John Cater, the UK’s longest-serving vice-chancellor who is set to retire in January after leading what is now Edge Hill University for 31 years, insisted that he never thought of his record-breaking tenure “as a career”.
The 71-year old geographer, who began his time in academia as a lecturer at Edge Hill in 1979, is a humble figure. While he quipped that “luck” had got him where he is today, his record says otherwise. Under Dr Cater’s leadership, Edge Hill, a former teacher training college in Ormskirk, Lancashire, obtained degree-awarding powers and then university status in 2006, and was one of only five institutions granted permission to open a new medical school in 2018. It has been most-nominated contender for Times Higher Education’s University of the Year title since 2007, shortlisted five times in that period and winner of the coveted prize in 2014.

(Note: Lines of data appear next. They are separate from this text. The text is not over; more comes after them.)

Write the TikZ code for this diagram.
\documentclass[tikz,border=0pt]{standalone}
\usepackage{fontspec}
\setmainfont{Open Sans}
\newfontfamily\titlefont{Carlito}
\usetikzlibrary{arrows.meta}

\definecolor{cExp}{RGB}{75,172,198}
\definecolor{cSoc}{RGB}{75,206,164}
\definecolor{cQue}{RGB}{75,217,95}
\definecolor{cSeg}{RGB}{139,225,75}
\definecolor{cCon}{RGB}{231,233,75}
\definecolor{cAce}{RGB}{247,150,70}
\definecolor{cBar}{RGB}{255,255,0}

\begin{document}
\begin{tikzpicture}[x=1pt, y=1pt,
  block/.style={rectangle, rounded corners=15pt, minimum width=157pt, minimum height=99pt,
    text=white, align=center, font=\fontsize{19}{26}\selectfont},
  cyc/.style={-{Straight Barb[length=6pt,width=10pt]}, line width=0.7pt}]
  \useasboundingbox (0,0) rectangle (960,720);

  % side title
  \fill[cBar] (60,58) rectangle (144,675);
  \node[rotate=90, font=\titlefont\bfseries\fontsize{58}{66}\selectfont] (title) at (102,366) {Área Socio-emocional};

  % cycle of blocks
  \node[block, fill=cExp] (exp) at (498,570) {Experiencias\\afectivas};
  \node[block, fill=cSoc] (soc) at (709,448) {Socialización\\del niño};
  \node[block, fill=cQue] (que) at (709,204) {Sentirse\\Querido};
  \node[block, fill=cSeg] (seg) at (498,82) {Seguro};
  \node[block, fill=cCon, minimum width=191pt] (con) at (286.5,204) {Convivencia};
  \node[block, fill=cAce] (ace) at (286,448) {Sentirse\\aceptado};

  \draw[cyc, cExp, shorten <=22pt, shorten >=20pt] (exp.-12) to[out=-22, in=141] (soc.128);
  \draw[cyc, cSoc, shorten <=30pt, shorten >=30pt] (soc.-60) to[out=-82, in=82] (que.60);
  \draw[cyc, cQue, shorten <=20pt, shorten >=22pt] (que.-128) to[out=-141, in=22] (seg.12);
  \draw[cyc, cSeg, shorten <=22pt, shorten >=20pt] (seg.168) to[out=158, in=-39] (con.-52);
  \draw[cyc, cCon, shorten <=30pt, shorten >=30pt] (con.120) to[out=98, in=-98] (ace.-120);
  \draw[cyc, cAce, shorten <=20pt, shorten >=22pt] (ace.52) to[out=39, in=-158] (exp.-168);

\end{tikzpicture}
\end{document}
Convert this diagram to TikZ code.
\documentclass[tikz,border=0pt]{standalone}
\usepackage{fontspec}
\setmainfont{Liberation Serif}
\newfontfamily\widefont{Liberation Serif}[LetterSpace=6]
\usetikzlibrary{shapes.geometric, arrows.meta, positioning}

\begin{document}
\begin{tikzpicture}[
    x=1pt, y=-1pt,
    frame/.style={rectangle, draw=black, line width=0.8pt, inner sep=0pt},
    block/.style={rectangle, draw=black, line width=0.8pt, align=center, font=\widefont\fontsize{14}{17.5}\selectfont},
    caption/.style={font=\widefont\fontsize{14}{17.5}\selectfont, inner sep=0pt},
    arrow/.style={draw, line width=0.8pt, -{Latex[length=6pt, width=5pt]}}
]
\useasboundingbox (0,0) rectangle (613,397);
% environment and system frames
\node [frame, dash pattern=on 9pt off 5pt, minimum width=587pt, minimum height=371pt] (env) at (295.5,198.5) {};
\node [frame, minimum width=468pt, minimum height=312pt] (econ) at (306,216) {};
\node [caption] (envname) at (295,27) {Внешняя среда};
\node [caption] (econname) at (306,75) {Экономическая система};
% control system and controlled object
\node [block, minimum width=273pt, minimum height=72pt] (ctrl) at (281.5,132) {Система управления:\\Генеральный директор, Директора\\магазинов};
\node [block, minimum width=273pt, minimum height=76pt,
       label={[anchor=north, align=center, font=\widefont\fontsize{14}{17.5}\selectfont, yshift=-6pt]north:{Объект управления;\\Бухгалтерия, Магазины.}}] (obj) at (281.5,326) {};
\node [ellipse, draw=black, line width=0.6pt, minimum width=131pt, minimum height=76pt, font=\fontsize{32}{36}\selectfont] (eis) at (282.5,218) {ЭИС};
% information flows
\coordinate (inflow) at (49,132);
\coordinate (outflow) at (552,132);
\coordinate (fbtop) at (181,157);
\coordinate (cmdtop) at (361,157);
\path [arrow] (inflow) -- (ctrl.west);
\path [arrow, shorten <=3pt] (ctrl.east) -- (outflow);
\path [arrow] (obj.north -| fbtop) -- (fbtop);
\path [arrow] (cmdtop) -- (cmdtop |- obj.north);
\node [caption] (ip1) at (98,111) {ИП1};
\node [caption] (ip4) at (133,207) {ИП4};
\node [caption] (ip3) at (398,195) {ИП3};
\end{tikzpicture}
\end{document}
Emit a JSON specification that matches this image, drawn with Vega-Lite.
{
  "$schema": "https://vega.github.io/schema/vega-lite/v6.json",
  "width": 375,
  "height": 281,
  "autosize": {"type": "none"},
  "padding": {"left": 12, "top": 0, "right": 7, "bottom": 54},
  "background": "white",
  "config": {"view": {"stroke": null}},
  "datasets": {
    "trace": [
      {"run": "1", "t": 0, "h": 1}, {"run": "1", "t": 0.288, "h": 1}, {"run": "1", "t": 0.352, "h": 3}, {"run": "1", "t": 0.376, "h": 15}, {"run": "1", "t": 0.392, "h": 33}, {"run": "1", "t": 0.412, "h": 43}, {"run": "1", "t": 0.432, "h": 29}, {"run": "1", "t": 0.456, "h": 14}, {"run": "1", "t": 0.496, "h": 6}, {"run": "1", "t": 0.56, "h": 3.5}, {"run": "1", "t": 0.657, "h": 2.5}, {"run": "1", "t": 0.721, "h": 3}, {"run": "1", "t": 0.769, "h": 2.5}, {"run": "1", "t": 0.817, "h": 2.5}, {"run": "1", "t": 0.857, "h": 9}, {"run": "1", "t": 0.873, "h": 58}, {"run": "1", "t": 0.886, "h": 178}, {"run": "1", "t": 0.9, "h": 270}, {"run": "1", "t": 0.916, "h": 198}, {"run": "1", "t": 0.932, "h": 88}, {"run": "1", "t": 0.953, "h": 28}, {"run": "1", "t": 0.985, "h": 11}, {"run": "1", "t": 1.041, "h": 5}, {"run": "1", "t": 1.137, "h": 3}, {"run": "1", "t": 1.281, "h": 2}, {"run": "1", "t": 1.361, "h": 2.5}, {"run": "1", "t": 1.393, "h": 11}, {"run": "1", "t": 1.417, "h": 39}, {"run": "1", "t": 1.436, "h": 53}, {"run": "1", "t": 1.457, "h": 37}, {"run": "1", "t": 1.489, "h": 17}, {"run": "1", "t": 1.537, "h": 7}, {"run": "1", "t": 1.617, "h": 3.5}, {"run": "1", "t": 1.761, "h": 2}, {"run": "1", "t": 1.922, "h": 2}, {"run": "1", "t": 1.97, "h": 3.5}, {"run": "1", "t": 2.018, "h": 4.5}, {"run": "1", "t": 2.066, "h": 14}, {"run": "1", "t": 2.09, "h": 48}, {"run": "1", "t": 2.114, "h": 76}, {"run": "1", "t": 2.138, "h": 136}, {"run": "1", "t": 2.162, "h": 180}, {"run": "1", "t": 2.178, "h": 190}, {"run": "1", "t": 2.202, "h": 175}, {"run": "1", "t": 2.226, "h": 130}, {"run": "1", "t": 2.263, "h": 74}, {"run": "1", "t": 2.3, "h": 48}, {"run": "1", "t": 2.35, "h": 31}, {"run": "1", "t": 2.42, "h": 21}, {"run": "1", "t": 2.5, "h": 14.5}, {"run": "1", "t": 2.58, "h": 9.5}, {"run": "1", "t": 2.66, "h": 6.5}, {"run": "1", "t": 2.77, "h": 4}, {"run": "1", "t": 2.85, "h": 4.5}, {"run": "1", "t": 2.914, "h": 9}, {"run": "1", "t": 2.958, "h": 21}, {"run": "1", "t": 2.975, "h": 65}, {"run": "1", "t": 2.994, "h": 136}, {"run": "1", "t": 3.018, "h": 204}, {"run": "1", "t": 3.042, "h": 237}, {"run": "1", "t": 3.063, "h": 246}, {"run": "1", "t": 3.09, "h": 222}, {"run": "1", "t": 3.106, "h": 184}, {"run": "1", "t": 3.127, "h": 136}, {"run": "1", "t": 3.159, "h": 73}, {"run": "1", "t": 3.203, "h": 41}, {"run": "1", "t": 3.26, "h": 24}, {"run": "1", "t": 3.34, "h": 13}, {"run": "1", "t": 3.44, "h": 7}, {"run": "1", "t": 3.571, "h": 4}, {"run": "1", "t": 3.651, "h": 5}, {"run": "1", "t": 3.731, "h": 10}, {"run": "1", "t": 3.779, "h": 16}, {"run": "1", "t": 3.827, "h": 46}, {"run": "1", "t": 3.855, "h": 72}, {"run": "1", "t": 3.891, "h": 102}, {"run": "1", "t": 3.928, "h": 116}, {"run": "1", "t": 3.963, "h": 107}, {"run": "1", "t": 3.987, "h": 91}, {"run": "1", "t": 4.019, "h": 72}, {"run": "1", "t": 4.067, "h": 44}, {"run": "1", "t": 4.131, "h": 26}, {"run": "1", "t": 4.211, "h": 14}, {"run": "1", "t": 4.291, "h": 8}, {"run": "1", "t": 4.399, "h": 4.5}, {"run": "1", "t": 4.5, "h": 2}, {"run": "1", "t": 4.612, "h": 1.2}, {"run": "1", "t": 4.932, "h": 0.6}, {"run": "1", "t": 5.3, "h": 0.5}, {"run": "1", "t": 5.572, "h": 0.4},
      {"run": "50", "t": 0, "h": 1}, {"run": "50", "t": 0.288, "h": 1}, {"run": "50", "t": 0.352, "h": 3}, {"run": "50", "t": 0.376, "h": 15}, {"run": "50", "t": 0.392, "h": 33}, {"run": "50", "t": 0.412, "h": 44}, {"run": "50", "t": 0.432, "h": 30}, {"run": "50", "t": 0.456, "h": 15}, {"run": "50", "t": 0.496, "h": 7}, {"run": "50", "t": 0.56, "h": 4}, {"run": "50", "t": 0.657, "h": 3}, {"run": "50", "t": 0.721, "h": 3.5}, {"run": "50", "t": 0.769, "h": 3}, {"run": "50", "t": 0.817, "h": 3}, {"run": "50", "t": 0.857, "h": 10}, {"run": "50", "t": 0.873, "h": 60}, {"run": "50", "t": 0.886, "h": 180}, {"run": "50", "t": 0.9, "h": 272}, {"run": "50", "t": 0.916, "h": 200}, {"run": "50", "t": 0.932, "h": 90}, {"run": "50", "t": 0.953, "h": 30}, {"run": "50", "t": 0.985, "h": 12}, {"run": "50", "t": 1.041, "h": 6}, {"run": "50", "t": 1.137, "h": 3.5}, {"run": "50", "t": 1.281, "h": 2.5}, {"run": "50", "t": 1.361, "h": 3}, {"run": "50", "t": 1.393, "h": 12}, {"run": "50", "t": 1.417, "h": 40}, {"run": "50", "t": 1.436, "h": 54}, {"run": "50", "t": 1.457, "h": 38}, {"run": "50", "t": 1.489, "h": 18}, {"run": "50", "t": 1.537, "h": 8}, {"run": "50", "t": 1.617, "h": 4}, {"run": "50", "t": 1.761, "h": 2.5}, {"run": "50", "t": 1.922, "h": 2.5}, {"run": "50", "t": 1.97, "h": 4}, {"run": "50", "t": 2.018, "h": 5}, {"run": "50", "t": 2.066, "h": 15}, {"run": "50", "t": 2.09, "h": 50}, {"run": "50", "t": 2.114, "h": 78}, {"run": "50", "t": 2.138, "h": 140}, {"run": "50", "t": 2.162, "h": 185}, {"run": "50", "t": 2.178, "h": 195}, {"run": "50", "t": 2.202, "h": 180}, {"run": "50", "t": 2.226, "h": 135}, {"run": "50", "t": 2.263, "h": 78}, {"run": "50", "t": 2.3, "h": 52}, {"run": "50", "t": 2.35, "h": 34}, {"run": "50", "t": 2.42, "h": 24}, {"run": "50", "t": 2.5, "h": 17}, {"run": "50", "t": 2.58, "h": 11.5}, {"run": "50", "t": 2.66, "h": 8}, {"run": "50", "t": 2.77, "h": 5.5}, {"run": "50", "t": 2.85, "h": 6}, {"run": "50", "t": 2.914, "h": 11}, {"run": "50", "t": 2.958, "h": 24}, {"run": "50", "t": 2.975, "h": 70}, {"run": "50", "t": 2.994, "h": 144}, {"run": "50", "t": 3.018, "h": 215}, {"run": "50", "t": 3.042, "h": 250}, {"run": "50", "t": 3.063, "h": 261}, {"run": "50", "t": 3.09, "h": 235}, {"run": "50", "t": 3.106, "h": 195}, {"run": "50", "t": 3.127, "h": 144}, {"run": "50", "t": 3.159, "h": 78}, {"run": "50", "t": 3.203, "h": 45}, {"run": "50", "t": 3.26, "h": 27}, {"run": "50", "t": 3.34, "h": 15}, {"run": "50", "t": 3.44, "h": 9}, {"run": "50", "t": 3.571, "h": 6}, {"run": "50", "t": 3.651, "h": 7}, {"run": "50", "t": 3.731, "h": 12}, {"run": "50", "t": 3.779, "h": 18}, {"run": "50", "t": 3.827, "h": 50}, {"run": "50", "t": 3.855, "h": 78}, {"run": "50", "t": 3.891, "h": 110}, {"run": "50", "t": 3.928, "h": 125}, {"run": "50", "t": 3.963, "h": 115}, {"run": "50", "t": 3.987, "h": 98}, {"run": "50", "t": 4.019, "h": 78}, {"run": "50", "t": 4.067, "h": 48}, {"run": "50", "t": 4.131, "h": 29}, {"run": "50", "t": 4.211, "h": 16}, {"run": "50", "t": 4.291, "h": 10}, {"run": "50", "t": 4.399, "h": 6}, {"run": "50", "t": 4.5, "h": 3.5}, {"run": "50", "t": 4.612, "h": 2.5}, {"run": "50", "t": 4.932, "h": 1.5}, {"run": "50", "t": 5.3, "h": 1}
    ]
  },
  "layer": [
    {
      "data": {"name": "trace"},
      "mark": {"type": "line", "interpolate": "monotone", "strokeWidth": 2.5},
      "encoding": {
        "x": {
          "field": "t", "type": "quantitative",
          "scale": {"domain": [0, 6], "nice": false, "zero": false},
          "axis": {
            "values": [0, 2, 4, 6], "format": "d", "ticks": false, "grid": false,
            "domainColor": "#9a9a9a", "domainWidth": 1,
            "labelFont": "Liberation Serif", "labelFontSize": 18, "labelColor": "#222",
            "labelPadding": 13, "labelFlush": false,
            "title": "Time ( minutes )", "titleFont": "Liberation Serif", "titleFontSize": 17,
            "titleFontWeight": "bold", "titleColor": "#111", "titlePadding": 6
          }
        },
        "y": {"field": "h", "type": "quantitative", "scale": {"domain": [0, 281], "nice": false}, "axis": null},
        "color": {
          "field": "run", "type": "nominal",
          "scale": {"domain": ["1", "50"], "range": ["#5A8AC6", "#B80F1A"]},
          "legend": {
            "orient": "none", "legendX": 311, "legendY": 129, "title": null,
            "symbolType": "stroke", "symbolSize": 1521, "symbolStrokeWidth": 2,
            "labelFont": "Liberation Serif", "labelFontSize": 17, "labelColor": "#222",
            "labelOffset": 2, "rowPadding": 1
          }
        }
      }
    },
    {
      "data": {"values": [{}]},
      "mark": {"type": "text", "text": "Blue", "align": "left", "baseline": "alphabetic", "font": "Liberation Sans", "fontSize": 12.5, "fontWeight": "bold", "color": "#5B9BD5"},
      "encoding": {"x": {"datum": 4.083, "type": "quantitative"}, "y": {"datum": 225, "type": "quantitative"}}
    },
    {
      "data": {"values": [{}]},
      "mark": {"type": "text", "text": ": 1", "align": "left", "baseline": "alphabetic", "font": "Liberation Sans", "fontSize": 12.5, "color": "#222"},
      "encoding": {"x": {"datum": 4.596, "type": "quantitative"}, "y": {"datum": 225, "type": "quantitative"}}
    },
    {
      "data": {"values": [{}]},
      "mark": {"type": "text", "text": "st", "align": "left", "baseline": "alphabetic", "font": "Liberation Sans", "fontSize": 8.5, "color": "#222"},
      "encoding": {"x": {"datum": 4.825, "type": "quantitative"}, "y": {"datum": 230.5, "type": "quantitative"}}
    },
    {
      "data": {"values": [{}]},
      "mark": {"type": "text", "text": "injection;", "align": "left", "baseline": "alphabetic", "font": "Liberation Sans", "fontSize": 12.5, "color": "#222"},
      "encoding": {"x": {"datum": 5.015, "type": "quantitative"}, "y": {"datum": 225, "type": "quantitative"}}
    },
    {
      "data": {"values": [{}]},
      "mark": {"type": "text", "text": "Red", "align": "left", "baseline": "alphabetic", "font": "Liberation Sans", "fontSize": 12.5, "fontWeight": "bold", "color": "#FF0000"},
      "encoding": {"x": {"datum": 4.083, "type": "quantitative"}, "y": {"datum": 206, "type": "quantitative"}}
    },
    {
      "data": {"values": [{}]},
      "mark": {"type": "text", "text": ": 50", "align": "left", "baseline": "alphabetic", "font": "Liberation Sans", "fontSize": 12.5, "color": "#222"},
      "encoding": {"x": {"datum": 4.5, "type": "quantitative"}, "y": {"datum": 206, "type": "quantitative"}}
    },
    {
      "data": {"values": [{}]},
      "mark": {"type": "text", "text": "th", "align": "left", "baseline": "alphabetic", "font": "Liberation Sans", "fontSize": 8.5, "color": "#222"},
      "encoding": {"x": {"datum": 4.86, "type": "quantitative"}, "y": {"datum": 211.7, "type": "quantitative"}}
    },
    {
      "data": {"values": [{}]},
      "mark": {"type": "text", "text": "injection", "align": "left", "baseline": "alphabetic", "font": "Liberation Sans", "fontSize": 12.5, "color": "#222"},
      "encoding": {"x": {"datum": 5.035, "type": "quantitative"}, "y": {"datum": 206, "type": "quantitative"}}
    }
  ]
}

But Dr Cater leaves at a time of great unease in the sector. “You can’t be a part-time vice-chancellor,” he said as he pointed out the growing crises facing the English sector: 40 per cent of universities anticipated that they would finish the last academic year in financial deficit, and the expected additional income from next September’s rise in tuition fees to £9,535 is forecast to be wiped out by the cost of increased national insurance contributions.
Modern, teaching-focused universities are thought to be particularly at risk, especially as highly selective institutions expand their enrolment at the expense of less prestigious providers.
While Dr Cater said Edge Hill has seen times of greater difficulty – highlighting its failure to gain university status in 1992 – the same cannot be said of wider challenges. “In the job I’m doing, there have been much tougher times than today. In terms of the funding environment, it’s about as bad as it’s ever been,” he said.
However, Dr Cater was sceptical of many of the options being proposed to tackle the problems, including the suggestion that struggling universities should be steered into mergers with bigger institutions.